Analytical maturity isn’t a function of how “intelligent” your analytical approaches and models are. It’s a function of:
1. Alignment. Specifically, the alignment of analytical approach with the type of decision that needs to be made or the issue or problem that the firm is facing. Not every business problem requires an optimization or predictive model .Would you want to take a less-than-intelligent approach to solving a business problem? Of course not. That’s why drill-downs and alerts are not less intelligent than a predictive model. It all depends on what problem is being addressed.
2. Sense-and-respond ability. Queries, drill downs, and alerts might not be high on Davenport’s intelligence scale. But they can often be accomplished more quickly than a firm can develop, test, and implement a predictive or optimization model. Often, it’s the fastest response that wins, not the most elegant.

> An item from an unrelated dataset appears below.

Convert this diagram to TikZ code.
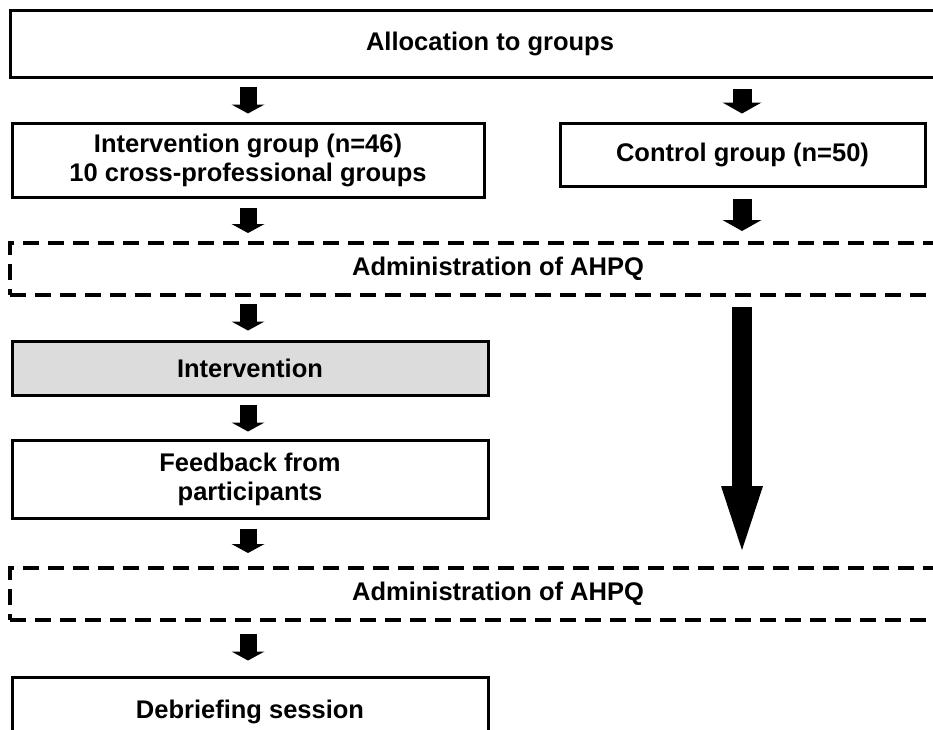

When I first thought about the sense-and-respond construct, I thought there was a third component: Assessment. I thought “first we sense, then we respond, then we evaluate or assess our actions.” But upon further thought, I realized that wasn’t quite right. Assessment/evaluation is just another form of sensing. It’s a continuous loop — we sense, respond, sense, respond, etc. So a contributor to how mature your analytics capability is depends not just on whether you respond timely, but how well you assess how effective your analytics are, and can recalibrate and adjust your models and approaches.
3. Culture. I know of some large financial services firms with teams of statisticians who develop (and implement) predictive and optimization models, who look down on web analytics efforts as somehow being inferior to their highly statistical efforts. An analytically mature organization doesn’t have this problem.
4. Data usability. In the list of factors determining analytical maturity, this is certainly not the last one that should be mentioned, but the immature use of data often stems from a cultural immaturity. As I mentioned above. plenty of firms hare developed predictive and optimization models to drive their marketing efforts. But many still use a relatively narrow set of data to power those models. Specifically, they often do not incorporate web-based data. An analytically mature marketing department uses a range of data sources, and gathers data for their analytical efforts more effectively and efficiently than a less-mature firm.
Bottom line: I really can’t speak to analytics efforts outside of the financial services world, but among financial institutions, there is an analytics gap. The gap is that highly sophisticated statistical approaches to analytics are being undertaken, but often in a very untimely manner and with a limited set of data. On the other hand, while web analytics efforts are often more timely, and incorporate a more efficiently gathered set of data, these efforts haven’t grown beyond relatively simplistic analytic approaches.
I don’t think the web analytics folks can bridge this gap by themselves.
When my fellow Symposium attendee tweeted that web analysts were “getting there” in moving up the (so-called) intelligence scale, I couldn’t help but wonder: 1) How is that going to happen? and 2) Why hasn’t it happened before?
Here’s the problem, as I see it: Unless you’re a web analyst with a good understanding of statistical approaches AND a good understanding of business problems, decision making, marketing, and organizational politics, then I’m not sure you’re well equipped to move web analytics up the maturity scale.
I’m not saying that aren’t web analysts out there who meet this criteria, but looking at this from the other end of the spectrum, I can’t say I’ve met a lot of statisticians with a good understanding of web analytics AND a good understanding of business problems, etc.
So who’s going to bridge the gap?
My bet (hope?) is on the vendor community. When I look at what IBM is doing with its acquisition of Unica, SPSS, and Coremetrics, or an Adobe with its acquisition of Omniture (who had previously acquired Offermatica and Touch Clarity), I see the pieces coming together. The part of the maturity equation that I’m not sure the vendor community can address is the cultural component.
Whatever happens, it’s an interesting time to be involved in marketing analytics.